Mas já na ocasião da divulgação da data do pleito foi possível perceber que Maduro não está disposto a deixar as coisas fáceis para seus rivais. A eleição presidencial foi agendada, no começo deste mês, para ocorrer em 28 de julho – aniversário de Hugo Chávez –, deixando pouco tempo para que a oposição se organize e nomeie um nome de unidade para concorrer.
Atual gestão começou com fraudes
Se candidatando agora a um terceiro mandato, Nicolás Maduro se reelegeu em 2018 num pleito marcado por irregularidades e que não foi reconhecido pela oposição e por grande parte da comunidade internacional.

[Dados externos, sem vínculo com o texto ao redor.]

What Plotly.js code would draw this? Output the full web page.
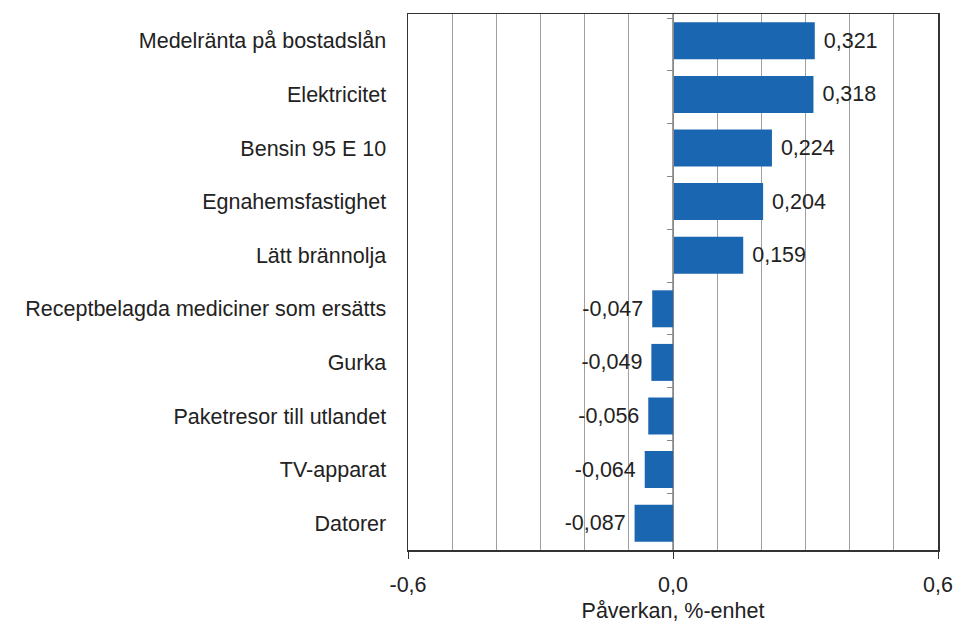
<!DOCTYPE html>
<html><head><meta charset="utf-8">
<script src="https://cdn.plot.ly/plotly-3.0.1.min.js"></script>
<style>body{margin:0;background:#fff}#c{width:958px;height:625px}</style>
</head><body><div id="c"></div>
<script>
const categories = ["Medelränta på bostadslån","Elektricitet","Bensin 95 E 10","Egnahemsfastighet","Lätt brännolja","Receptbelagda mediciner som ersätts","Gurka","Paketresor till utlandet","TV-apparat","Datorer"];
const values = [0.321,0.318,0.224,0.204,0.159,-0.047,-0.049,-0.056,-0.064,-0.087];
const xTickVals = [-0.6,0,0.6];
const xTickText = ["-0,6","0,0","0,6"];
const fmt = v => {const s=(v<0?"-":"") + Math.abs(v).toFixed(3).replace(".", ","); return v<0 ? s+" " : " "+s;};
const font = {family:"Liberation Sans, Arial, sans-serif", size:21.5, color:"#222"};
const traces = [
  {type:"bar", orientation:"h", x:values, y:categories, marker:{color:"#1a66b0"},
   text:values.map(fmt), textposition:"outside", cliponaxis:false, textfont:font, hoverinfo:"none"},
  {type:"scatter", mode:"markers", x:categories.map(()=>0), y:categories, yaxis:"y2",
   marker:{opacity:0}, hoverinfo:"none", showlegend:false}
];
const layout = {
  width:958, height:625, margin:{l:408, r:20, t:14, b:75},
  paper_bgcolor:"#fff", plot_bgcolor:"#fff", showlegend:false,
  separators:",.", font:font, bargap:0.31,
  xaxis:{range:[-0.6,0.6], tickvals:xTickVals, ticktext:xTickText, ticks:"outside", ticklen:7,
    tickcolor:"#333", showline:true, linecolor:"#333", linewidth:1.5, mirror:true,
    showgrid:false, zeroline:false, tickfont:font, ticklabelstandoff:8,
    minor:{dtick:0.1, showgrid:true, gridcolor:"#a0a0a0", gridwidth:1.3, ticks:""},
    title:{text:"Påverkan, %-enhet", font:font, standoff:6}},
  yaxis:{type:"category", autorange:"reversed", showline:true, linecolor:"#333", linewidth:1.5,
    mirror:true, ticks:"", showgrid:false, tickfont:font, ticklabelstandoff:16, fixedrange:true},
  yaxis2:{type:"category", overlaying:"y", anchor:"free", position:0.5, autorange:"reversed",
    showline:true, linecolor:"#888", linewidth:1.3, ticks:"outside", ticklen:6, tickcolor:"#888",
    tickson:"boundaries", showticklabels:false, showgrid:false, zeroline:false}
};
Plotly.newPlot("c", traces, layout, {staticPlot:true});
</script></body></html>
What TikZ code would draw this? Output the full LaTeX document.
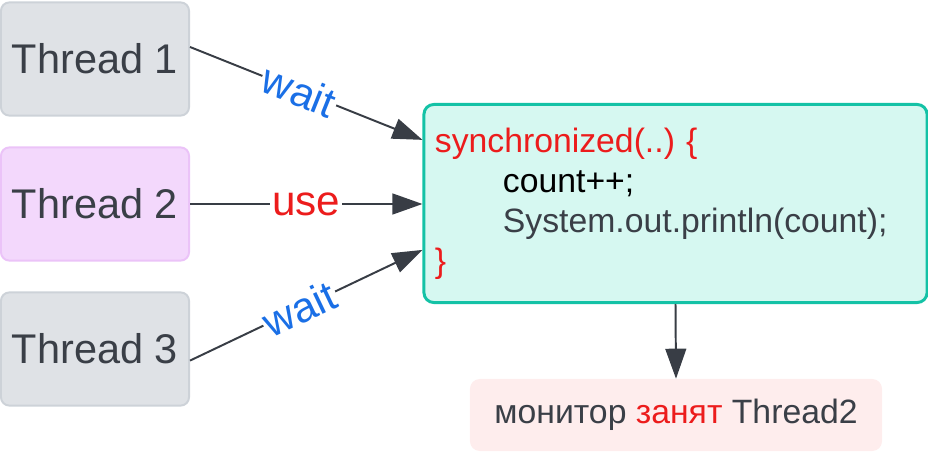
\documentclass[tikz,border=0pt]{standalone}
\usepackage{fontspec}
\setmainfont{Liberation Sans}
\usetikzlibrary{arrows.meta,positioning}

\definecolor{inkgray}{HTML}{3A3F47}
\definecolor{linegray}{HTML}{383D45}
\definecolor{codered}{HTML}{EC1C1C}
\definecolor{waitblue}{HTML}{1A6FE6}
\definecolor{greyfill}{HTML}{DFE2E6}
\definecolor{greyline}{HTML}{CDD2D8}
\definecolor{lilacfill}{HTML}{F3D8FC}
\definecolor{lilacline}{HTML}{EBC3F8}
\definecolor{tealfill}{HTML}{D6F8F1}
\definecolor{tealline}{HTML}{14C2A6}
\definecolor{pinkfill}{HTML}{FEEDED}

\begin{document}
\begin{tikzpicture}[x=0.025cm, y=-0.025cm,
    thread/.style={draw=greyline, fill=greyfill, line width=1.4pt, rounded corners=6pt,
        minimum width=4.7cm, minimum height=2.83cm, text=inkgray,
        font=\fontsize{29.5}{34}\selectfont},
    lbl/.style={midway, fill=white, inner sep=1.5pt, font=\fontsize{30}{34}\selectfont}]

        \useasboundingbox (0,0) rectangle (928,452);

        \node [thread] (t1) at (95,59) {Thread 1};
        \node [thread, draw=lilacline, fill=lilacfill] (t2) at (95,204) {Thread 2};
        \node [thread] (t3) at (95,349) {Thread 3};

        \node [draw=tealline, fill=tealfill, line width=2.1pt, rounded corners=7pt,
            text width=12.025cm, inner xsep=0.275cm, minimum height=4.95cm,
            align=left, text=inkgray, font=\fontsize{24}{28.5}\selectfont\frenchspacing] (sync) at (675.5,203.5)
            {{\color{codered}synchronized(..) \{}\\
             \hspace*{1.7cm}{\color{black}count++;}\\
             \hspace*{1.7cm}System.out.println(count);\\
             {\color{codered}\}}};

        \node [fill=pinkfill, rounded corners=7pt, minimum width=10.3cm, minimum height=1.8cm,
            text=inkgray, font=\fontsize{24}{28.5}\selectfont] (mon) at (676,415)
            {монитор {\color{codered}занят} Thread2};

        \begin{scope}[line width=1.4pt, draw=linegray, -{Triangle[length=0.75cm,width=0.52cm]}]
        \draw ([yshift=0.3cm]t1.east) -- ([yshift=1.59cm]sync.west)
            node [lbl, sloped, pos=0.47, text=waitblue] {wait};
        \draw (t2.east) -- (t2.east -| sync.west)
            node [lbl, text=codered] {use};
        \draw ([yshift=-0.29cm]t3.east) -- ([yshift=-1.16cm]sync.west)
            node [lbl, sloped, pos=0.47, text=waitblue] {wait};
        \draw (sync.south) -- (mon.north);
        \end{scope}

\end{tikzpicture}
\end{document}
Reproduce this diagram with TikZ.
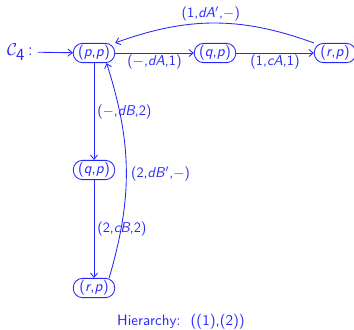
\documentclass[tikz,border=0pt]{standalone}
\usetikzlibrary{arrows.meta}
\definecolor{bl}{rgb}{0.15,0.15,1}
\begin{document}
\begin{tikzpicture}[x=0.7pt,y=-0.7pt,
  every node/.style={text=bl,font=\sffamily\fontsize{10.5}{12}\selectfont},
  st/.style={draw=bl,line width=0.6pt,rounded corners=6.5pt,minimum width=29pt,minimum height=13.5pt,inner sep=1pt},
  ed/.style={draw=bl,line width=0.6pt,-{Straight Barb[length=3pt,width=5pt]}},
  lbl/.style={inner sep=1pt,font=\sffamily\normalsize}]
\useasboundingbox (0,0) rectangle (354,329);
\node[font=\sffamily\large] (c4) at (20,52) {$\mathcal{C}_{\textsf{4}}$\,:};
\node[st] (pp) at (94,53) {(\textit{p},\textit{p})};
\node[st] (qp) at (215,53) {(\textit{q},\textit{p})};
\node[st] (rp) at (335,53) {(\textit{r},\textit{p})};
\node[st] (qp2) at (94,170) {(\textit{q},\textit{p})};
\node[st] (rp2) at (94,288) {(\textit{r},\textit{p})};
\node (h) at (181,322) {Hierarchy:\ \ ((1),(2))};
\draw[ed] (c4) -- (pp);
\draw[ed] (pp) -- node[lbl,below,pos=0.5] {($-$,\textit{dA},1)} (qp);
\draw[ed] (qp) -- node[lbl,below] {(1,\textit{cA},1)} (rp);
\draw[ed] (rp.north west) to[bend right=20] node[lbl,above,pos=0.52] {(1,\textit{dA}$'$,$-$)} (pp.north east);
\draw[ed] (pp) -- node[lbl,right,xshift=1pt] {($-$,\textit{dB},2)} (qp2);
\draw[ed] (qp2) -- node[lbl,right,xshift=1pt] {(2,\textit{cB},2)} (rp2);
\draw[ed] (rp2.north east) ++(-6,0) coordinate (s) (s) to[bend right=17] node[lbl,right,pos=0.48,xshift=2pt] {(2,\textit{dB}$'$,$-$)} ([xshift=-6]pp.south east);
\end{tikzpicture}
\end{document}
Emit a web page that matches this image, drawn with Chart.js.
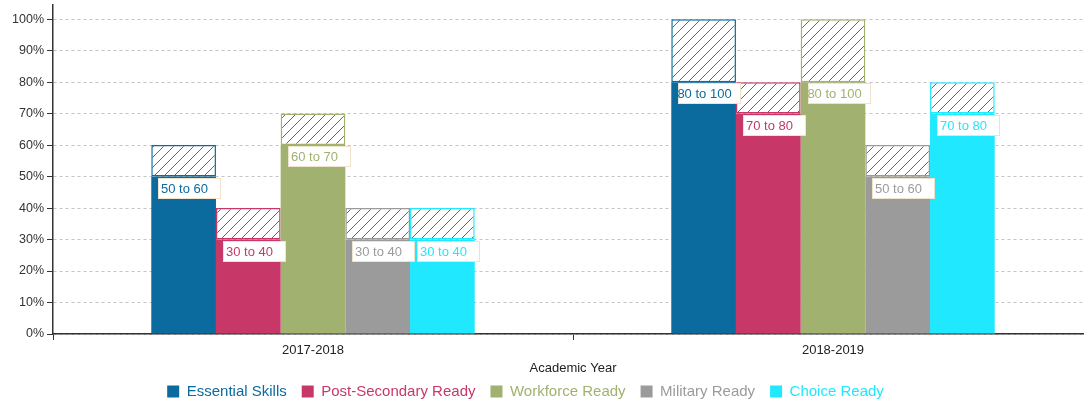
<!DOCTYPE html>
<html>
<head>
<meta charset="utf-8">
<script src="https://cdn.jsdelivr.net/npm/chart.js@4.4.1/dist/chart.umd.min.js"></script>
<style>
  html, body { margin: 0; padding: 0; background: #fff; overflow: hidden; }
  #wrap { width: 1093px; height: 404px; position: relative; }
</style>
</head>
<body>
<div id="wrap"><canvas id="c"></canvas></div>
<script>
const categories = ['2017-2018', '2018-2019'];
const seriesNames = ['Essential Skills', 'Post-Secondary Ready', 'Workforce Ready', 'Military Ready', 'Choice Ready'];
const seriesColors = ['#0b6a9e', '#c73868', '#a1b170', '#9b9b9b', '#1fe8ff'];
const essentialLow = [50, 80], essentialHigh = [60, 100];
const postSecLow = [30, 70], postSecHigh = [40, 80];
const workforceLow = [60, 80], workforceHigh = [70, 100];
const militaryLow = [30, 50], militaryHigh = [40, 60];
const choiceLow = [30, 70], choiceHigh = [40, 80];
const yTicks = [0, 10, 20, 30, 40, 50, 60, 70, 80, 90, 100];

const lows = [essentialLow, postSecLow, workforceLow, militaryLow, choiceLow];
const highs = [essentialHigh, postSecHigh, workforceHigh, militaryHigh, choiceHigh];

const FONT = "'Liberation Sans', Arial, sans-serif";

function hatchPattern() {
  const p = document.createElement('canvas');
  p.width = 10; p.height = 10;
  const g = p.getContext('2d');
  g.fillStyle = '#fff';
  g.fillRect(0, 0, 10, 10);
  g.strokeStyle = '#666';
  g.lineWidth = 1;
  g.beginPath();
  g.moveTo(0, 10); g.lineTo(10, 0);
  g.moveTo(-1, 1); g.lineTo(1, -1);
  g.moveTo(9, 11); g.lineTo(11, 9);
  g.stroke();
  return g.createPattern(p, 'repeat');
}
const hatch = hatchPattern();

const datasets = [];
seriesNames.forEach((name, i) => {
  datasets.push({
    label: name,
    data: lows[i],
    backgroundColor: seriesColors[i],
    borderColor: seriesColors[i],
    borderWidth: 0,
    stack: 's' + i
  });
});
seriesNames.forEach((name, i) => {
  datasets.push({
    label: name + ' range',
    data: lows[i].map((v, k) => [v, highs[i][k]]),
    backgroundColor: hatch,
    borderColor: seriesColors[i],
    borderWidth: 1.5,
    borderSkipped: false,
    stack: 's' + i
  });
});

const labelPlugin = {
  id: 'rangeLabels',
  afterDatasetsDraw(chart) {
    const ctx = chart.ctx;
    ctx.save();
    ctx.font = '13px ' + FONT;
    ctx.textBaseline = 'middle';
    ctx.textAlign = 'center';
    for (let i = 0; i < seriesNames.length; i++) {
      const meta = chart.getDatasetMeta(i);
      meta.data.forEach((bar, k) => {
        const left = bar.x - bar.width / 2;
        const top = bar.y;
        const bx = Math.round(left + 7) + 0.5, by = Math.round(top + 1) + 0.5;
        const w = 62, h = 20;
        ctx.fillStyle = '#fff';
        ctx.fillRect(bx, by, w, h);
        ctx.strokeStyle = '#f1e2cc';
        ctx.lineWidth = 1;
        ctx.strokeRect(bx, by, w, h);
        ctx.fillStyle = seriesColors[i];
        ctx.fillText(lows[i][k] + ' to ' + highs[i][k], bx + 26, by + h / 2 + 0.5);
      });
    }
    ctx.restore();
  }
};

const legendShift = {
  id: 'legendShift',
  beforeLayout(chart) {
    const lg = chart.legend;
    if (lg && !lg._patched) {
      const orig = lg.fit;
      lg.fit = function () { orig.call(this); this.height = 28; };
      lg._patched = true;
    }
  },
  afterLayout(chart) {
    const lg = chart.legend;
    if (lg) {
      lg.left -= 21; lg.right -= 21;
      lg.top = 369; lg.bottom = 404;
      lg.height = 35;
    }
  }
};

new Chart(document.getElementById('c'), {
  type: 'bar',
  data: { labels: categories, datasets },
  plugins: [labelPlugin, legendShift],
  options: {
    responsive: true,
    maintainAspectRatio: false,
    animation: false,
    layout: { padding: { top: 5, left: 0, right: 0, bottom: 0 } },
    datasets: { bar: { categoryPercentage: 0.622, barPercentage: 1 } },
    plugins: {
      tooltip: { enabled: false },
      legend: {
        position: 'bottom',
        labels: {
          font: { family: FONT, size: 15 },
          boxWidth: 12,
          boxHeight: 12,
          padding: 15,
          generateLabels(chart) {
            const items = Chart.defaults.plugins.legend.labels.generateLabels(chart);
            return items.filter(it => it.datasetIndex < seriesNames.length).map(it => {
              it.fontColor = seriesColors[it.datasetIndex];
              it.lineWidth = 0;
              return it;
            });
          }
        },
        onClick: null
      }
    },
    scales: {
      x: {
        stacked: true,
        afterFit(scale) { scale.height = 42; },
        grid: { display: true, drawOnChartArea: false, drawTicks: true, tickLength: 6, color: '#333', offset: true },
        border: { display: true, color: '#333', width: 1.5 },
        ticks: { color: '#222', font: { family: FONT, size: 13 }, padding: 3 },
        title: { display: true, text: 'Academic Year', color: '#222', font: { family: FONT, size: 13 }, padding: { top: 2, bottom: 0 } }
      },
      y: {
        stacked: false,
        min: 0,
        max: 104.5,
        afterBuildTicks(scale) { scale.ticks = yTicks.map(v => ({ value: v })); },
        afterFit(scale) { scale.width = 53; scale.paddingTop = 0; scale.paddingBottom = 0; },
        grid: {
          color: '#c4c4c4',
          tickColor: '#333',
          tickLength: 6,
          drawTicks: true
        },
        border: { display: true, color: '#333', width: 1.5, dash: [3, 3] },
        ticks: {
          color: '#333',
          font: { family: FONT, size: 12.5 },
          padding: 3,
          callback: v => v + '%'
        }
      }
    }
  }
});
</script>
</body>
</html>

Logo após o chavista assumir o segundo mandato, no início de 2019, o então presidente da Assembleia Nacional, o opositor Juan Guaidó se declarou presidente interino da Venezuela.
Guaidó foi reconhecido pelos Estados Unidos e por mais 60 países, além da Organização dos Estados Americanos (OEA). O país foi tomado por grandes protestos contra Maduro, que atraíram milhares de venezuelanos. O “governo interino” deveria funcionar até que eleições livres fossem realizadas depois da renúncia de Maduro.
Mesmo com os grandes protestos e a grave crise econômica, a oposição liderada por Guaidó não conseguiu obter apoio dos militares e do Judiciário, e Maduro reforçou ainda mais seu controle sobre as instituições.
Sem resultados e com a comunidade internacional deixando de reconhecer Guaidó, a oposição acabou com o “governo interino” no final de 2022, encerrando a tentativa de isolar Maduro e promover uma mudança de governo no país.